Obviously, the first bothersome detail avoided is where the
horses come from. That is a given. It immediately pops in the mind. Later
explained, during this film, however, they just appear while the skeletal undead
Knights Templar emerge from their tombs. It isn’t the most annoying detail,
because the sight of them riding the horses is rather cool.

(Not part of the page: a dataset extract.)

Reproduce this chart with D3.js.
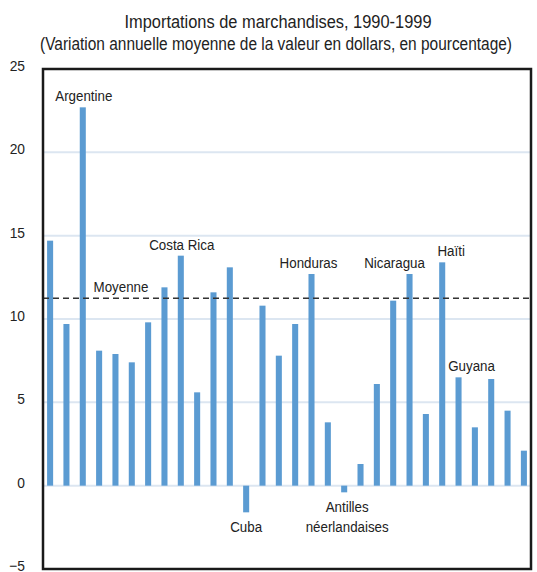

I think getting a load of the village during the day—when it
doesn’t appear to be quite so menacing—helps increase the level of sinister
that exists when the village is in the dark of night, with the graveyard
producing the ghouls that will surround and kill anyone unfortunate enough to
find themselves in this godforsaken place. Victoria chooses a spot, in a building
that still has a sound foundation, but it traps her. She goes from one room to
another but the Knights Templar are everywhere. One door to another, she takes
a deep breath looks ahead and sees them. Like the zombies in a George Romero
picture, moving slow and shambling, once the Knights Templar gather in number
tragedy ensues.
Another occurrence in the film that didn’t make sense to me
was Victoria’s returning as a zombie to kill a morgue employee (and possible
necrophiliac). What about the legend of the Knights Templar says their bite
will reawaken murdered victims? This is a direct rip from Night of the Living Dead but within the framework of this
particular film, I don’t understand why she returns from the dead because she
wasn’t affiliated with the devil. I think this is one of those unnecessary
scenes that could be excised and wouldn’t hurt Tombs at all. And, furthermore,
it just ruins Ossorio’s unique approach regarding the Knights Templar and what
makes them stand out against typical ghouls
that rise from the dead stories so complacent in horror. It, to me, seems
to indicate Ossorio is desperate to appeal to the base who loved Living Dead but his film didn’t need to
do that considering the unique look and savagery of his film’s ghouls. Saying
this, I think the scene is well executed and creepy, but it belongs in another
film. Just my response to it, that’s all. Perhaps it was supposed to say that
the curse of the ghouls spreads to those it bites, but I think their whole
reason for existing at all is because of their ritualistic lifestyle and
religious devotion to the devil; because of such devotion, they are allowed to
remain in that odd limbo between dead and undead. Allowing the Romero-esque
return from the dead due to an infected bite took away what makes Ossorio’s
ghouls unique unto themselves.
Then there’s the inclusion of Pedro, the smuggler. Supposedly, he smuggles around the area of Berzano, and his father is a librarian who provides Bette and Roger with the goods on the Knights Templar. Pedro will later rape Bette in a scene that infuriates me because its showing up in the film has no merit other than to abuse the lead heroine before the Knights Templar come after her. The rape happens and then Pedro dies afterward. It is just used because it seems as if those who wrote in the movie felt obligated to add an exploitative part that has no importance other than to emphasize what we already knew: Pedro is a scumbag. I don’t really even know why Pedro was written into the film. His importance to the overall plot is insignificant other than to offer someone else up to be savaged by the Knights Templar. Sure he’s an asshole and a crook…but he doesn’t even make an appearance in dialogue until about an hour into the film, and his part to play in the film offers little to the grand scheme of things. Do we really need to see Bette enduring a forced rape right before the Knights Templar possibly attack her? I think not, but it is in the film, and so that is a strike I personally hold against the film. That and Pedro’s insufferable lover tagging along…she’s obvious fodder for the Knights Templar.